RECORDED DATA:
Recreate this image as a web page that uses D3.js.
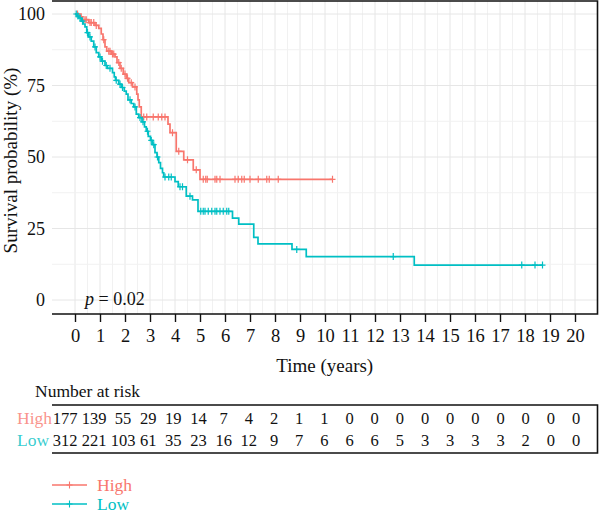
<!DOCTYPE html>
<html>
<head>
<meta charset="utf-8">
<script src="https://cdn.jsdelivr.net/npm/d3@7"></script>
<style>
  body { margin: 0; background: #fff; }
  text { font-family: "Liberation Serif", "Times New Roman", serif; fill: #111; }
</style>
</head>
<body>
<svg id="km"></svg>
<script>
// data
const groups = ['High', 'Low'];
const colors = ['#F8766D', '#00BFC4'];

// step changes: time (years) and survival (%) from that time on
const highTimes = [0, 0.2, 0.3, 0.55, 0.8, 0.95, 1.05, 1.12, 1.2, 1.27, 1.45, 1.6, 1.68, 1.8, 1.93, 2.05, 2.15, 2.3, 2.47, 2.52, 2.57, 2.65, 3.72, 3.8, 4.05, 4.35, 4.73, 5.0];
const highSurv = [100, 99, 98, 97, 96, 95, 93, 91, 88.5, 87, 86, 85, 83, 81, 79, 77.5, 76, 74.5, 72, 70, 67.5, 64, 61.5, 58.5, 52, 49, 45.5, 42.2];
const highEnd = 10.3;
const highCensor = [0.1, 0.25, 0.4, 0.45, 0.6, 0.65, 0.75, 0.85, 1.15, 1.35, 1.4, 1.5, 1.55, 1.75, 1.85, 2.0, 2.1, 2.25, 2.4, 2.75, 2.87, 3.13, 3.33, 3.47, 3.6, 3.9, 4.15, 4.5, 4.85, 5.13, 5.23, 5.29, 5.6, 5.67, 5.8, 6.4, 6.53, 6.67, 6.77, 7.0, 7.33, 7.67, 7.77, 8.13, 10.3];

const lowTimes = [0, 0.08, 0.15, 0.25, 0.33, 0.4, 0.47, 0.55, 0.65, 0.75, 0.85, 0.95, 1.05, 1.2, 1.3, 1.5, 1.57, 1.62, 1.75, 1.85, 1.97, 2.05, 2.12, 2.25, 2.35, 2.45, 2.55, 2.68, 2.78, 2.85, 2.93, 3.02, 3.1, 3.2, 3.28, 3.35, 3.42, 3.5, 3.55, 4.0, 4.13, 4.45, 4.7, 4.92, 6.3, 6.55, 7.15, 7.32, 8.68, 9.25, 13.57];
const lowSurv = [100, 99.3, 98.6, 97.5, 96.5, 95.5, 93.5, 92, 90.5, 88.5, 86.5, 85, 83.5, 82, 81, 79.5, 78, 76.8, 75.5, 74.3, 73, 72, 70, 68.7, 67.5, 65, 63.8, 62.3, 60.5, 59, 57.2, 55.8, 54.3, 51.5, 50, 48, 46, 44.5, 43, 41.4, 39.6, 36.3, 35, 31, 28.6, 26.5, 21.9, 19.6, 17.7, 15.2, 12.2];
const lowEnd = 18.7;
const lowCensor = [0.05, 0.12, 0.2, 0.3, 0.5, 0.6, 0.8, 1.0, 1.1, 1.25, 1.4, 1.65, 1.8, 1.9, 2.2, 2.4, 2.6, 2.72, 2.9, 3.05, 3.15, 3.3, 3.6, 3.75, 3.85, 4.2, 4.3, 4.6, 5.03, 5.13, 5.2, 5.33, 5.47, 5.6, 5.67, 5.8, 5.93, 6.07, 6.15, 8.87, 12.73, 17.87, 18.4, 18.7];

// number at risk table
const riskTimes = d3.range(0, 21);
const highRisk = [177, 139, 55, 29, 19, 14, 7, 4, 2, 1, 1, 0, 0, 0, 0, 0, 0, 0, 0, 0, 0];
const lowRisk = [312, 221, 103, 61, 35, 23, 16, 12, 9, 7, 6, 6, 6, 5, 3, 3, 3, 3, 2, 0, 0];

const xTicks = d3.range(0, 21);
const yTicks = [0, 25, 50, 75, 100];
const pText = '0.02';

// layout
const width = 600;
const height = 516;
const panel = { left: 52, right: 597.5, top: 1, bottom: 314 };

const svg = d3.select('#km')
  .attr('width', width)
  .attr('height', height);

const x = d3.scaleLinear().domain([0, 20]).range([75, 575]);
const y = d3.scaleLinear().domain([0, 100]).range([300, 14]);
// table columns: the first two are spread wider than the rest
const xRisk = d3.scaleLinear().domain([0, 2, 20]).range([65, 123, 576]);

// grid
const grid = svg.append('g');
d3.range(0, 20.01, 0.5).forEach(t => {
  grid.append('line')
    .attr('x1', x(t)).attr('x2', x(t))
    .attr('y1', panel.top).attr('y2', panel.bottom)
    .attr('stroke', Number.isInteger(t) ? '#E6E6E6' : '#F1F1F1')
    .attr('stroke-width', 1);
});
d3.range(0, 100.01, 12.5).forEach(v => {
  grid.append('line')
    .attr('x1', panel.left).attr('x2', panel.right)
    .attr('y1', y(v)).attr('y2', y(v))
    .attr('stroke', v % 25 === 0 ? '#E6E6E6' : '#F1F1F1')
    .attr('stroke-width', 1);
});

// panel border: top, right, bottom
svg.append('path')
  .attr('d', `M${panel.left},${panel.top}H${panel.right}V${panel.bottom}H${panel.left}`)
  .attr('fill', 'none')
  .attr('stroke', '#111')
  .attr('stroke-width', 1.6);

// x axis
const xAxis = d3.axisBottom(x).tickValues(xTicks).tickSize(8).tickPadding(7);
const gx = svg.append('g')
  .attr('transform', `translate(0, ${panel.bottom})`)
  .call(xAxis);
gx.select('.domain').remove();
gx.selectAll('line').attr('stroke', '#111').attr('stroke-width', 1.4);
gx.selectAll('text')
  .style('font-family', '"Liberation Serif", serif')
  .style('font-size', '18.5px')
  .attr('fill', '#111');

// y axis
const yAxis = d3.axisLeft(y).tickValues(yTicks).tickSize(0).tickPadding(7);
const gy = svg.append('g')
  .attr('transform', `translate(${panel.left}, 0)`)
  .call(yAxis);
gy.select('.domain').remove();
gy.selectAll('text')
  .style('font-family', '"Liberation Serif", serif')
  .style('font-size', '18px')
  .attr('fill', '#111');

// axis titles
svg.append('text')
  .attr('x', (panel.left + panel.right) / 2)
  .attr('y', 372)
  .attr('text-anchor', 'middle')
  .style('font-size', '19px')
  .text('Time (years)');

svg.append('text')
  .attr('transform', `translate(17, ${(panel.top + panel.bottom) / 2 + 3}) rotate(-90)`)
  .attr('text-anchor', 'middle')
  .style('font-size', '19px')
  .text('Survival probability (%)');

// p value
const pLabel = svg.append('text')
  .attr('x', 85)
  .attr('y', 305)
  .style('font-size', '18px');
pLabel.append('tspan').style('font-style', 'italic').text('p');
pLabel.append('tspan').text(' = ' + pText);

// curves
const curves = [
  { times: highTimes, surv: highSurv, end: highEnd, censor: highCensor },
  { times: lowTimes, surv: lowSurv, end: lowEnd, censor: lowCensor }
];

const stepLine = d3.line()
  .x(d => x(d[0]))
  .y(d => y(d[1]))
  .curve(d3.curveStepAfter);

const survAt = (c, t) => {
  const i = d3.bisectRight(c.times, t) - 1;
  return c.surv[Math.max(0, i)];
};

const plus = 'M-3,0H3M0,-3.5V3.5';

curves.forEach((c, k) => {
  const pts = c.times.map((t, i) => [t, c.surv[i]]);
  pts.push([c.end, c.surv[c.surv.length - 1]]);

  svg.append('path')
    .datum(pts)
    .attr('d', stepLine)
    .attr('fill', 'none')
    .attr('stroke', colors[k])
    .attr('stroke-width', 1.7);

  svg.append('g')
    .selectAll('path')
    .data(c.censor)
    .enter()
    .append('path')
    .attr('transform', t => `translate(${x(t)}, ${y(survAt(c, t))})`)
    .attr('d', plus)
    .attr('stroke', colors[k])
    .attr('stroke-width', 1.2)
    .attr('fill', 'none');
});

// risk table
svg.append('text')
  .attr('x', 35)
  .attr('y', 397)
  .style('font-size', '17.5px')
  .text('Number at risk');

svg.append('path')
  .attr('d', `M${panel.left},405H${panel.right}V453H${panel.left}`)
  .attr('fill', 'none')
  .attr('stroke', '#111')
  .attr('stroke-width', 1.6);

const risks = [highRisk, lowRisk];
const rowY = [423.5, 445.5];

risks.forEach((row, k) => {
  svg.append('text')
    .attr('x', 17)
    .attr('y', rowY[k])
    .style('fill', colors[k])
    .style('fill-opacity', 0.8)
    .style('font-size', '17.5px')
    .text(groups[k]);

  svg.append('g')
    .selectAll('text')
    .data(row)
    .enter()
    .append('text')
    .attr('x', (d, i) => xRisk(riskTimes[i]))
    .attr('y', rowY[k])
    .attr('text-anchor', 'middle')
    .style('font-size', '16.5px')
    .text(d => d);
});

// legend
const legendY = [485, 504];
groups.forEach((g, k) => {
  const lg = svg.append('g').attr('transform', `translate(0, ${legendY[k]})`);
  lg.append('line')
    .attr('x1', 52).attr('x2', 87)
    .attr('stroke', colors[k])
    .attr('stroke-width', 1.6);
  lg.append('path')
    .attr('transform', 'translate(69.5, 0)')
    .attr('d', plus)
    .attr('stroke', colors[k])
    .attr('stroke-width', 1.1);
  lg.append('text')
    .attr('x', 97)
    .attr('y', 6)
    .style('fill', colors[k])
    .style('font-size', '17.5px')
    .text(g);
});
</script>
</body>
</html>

--

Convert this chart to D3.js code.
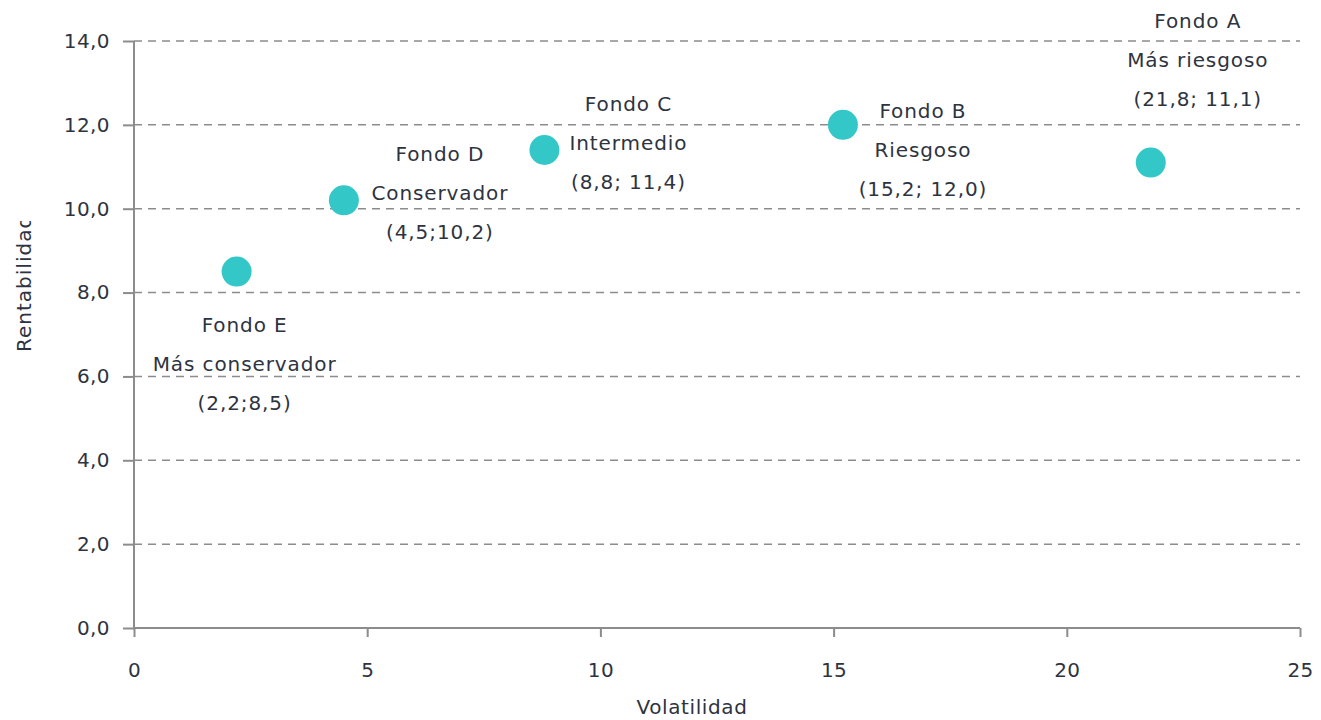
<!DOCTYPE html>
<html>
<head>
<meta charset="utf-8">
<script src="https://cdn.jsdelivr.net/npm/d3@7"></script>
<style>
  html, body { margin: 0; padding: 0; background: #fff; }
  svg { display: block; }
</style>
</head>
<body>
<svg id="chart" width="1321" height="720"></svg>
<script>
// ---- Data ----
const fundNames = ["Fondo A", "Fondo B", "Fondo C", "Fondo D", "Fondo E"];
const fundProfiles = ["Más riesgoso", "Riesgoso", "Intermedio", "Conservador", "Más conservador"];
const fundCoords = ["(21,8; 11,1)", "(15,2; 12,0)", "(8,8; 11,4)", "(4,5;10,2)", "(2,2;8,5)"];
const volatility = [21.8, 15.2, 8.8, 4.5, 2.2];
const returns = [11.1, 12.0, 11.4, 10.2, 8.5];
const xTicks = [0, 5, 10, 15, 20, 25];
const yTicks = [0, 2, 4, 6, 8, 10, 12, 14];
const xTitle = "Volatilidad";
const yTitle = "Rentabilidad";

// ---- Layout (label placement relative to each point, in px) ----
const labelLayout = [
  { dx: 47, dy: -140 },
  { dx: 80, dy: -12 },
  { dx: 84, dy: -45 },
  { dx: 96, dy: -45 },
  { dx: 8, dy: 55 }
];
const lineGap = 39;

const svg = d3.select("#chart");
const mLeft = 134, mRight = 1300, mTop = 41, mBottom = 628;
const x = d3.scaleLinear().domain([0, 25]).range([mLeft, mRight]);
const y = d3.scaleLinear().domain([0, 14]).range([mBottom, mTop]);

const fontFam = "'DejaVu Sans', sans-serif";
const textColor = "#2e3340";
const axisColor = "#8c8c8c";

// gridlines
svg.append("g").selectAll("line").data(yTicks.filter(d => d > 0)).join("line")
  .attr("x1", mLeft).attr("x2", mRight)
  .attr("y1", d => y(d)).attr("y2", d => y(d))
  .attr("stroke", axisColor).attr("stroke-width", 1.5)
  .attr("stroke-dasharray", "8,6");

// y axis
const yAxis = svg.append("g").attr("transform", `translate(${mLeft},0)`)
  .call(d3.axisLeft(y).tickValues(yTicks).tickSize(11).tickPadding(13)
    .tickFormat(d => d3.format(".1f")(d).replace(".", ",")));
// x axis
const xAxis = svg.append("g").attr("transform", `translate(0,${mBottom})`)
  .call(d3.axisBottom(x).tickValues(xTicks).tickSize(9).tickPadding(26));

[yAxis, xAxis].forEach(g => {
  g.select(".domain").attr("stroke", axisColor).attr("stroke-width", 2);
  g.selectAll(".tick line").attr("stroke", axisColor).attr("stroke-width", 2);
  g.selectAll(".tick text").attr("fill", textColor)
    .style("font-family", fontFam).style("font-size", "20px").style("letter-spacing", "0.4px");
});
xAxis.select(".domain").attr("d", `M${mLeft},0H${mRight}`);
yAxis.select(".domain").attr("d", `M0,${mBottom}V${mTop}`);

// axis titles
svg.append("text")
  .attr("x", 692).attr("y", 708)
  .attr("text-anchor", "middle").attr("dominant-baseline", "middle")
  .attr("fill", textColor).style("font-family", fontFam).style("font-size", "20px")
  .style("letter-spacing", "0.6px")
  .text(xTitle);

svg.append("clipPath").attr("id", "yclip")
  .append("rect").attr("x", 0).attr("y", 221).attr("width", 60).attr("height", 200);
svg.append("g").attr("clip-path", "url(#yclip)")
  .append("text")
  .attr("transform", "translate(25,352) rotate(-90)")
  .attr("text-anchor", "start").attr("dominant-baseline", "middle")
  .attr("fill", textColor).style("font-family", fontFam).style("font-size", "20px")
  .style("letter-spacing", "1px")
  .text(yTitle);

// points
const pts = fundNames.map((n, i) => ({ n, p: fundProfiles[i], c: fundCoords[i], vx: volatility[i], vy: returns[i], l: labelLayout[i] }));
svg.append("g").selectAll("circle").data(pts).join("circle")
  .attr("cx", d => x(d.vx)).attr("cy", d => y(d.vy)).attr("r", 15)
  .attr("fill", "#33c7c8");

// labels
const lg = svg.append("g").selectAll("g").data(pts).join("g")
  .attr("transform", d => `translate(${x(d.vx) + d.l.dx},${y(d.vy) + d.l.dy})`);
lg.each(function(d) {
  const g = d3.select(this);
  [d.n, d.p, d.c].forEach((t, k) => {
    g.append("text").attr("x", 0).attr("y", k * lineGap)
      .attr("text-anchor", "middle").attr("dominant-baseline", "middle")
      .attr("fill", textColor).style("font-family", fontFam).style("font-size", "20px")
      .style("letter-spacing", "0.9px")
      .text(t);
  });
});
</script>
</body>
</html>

TASK PROMPT:
Skip all pictures and retype only the stretch from the line that holds "Recreate this image" through the line that holds "7.77, 8.13, 10.3];", exactly as written.

TASK RESULT:
Recreate this image as a web page that uses D3.js.
<!DOCTYPE html>
<html>
<head>
<meta charset="utf-8">
<script src="https://cdn.jsdelivr.net/npm/d3@7"></script>
<style>
  body { margin: 0; background: #fff; }
  text { font-family: "Liberation Serif", "Times New Roman", serif; fill: #111; }
</style>
</head>
<body>
<svg id="km"></svg>
<script>
// data
const groups = ['High', 'Low'];
const colors = ['#F8766D', '#00BFC4'];

// step changes: time (years) and survival (%) from that time on
const highTimes = [0, 0.2, 0.3, 0.55, 0.8, 0.95, 1.05, 1.12, 1.2, 1.27, 1.45, 1.6, 1.68, 1.8, 1.93, 2.05, 2.15, 2.3, 2.47, 2.52, 2.57, 2.65, 3.72, 3.8, 4.05, 4.35, 4.73, 5.0];
const highSurv = [100, 99, 98, 97, 96, 95, 93, 91, 88.5, 87, 86, 85, 83, 81, 79, 77.5, 76, 74.5, 72, 70, 67.5, 64, 61.5, 58.5, 52, 49, 45.5, 42.2];
const highEnd = 10.3;
const highCensor = [0.1, 0.25, 0.4, 0.45, 0.6, 0.65, 0.75, 0.85, 1.15, 1.35, 1.4, 1.5, 1.55, 1.75, 1.85, 2.0, 2.1, 2.25, 2.4, 2.75, 2.87, 3.13, 3.33, 3.47, 3.6, 3.9, 4.15, 4.5, 4.85, 5.13, 5.23, 5.29, 5.6, 5.67, 5.8, 6.4, 6.53, 6.67, 6.77, 7.0, 7.33, 7.67, 7.77, 8.13, 10.3];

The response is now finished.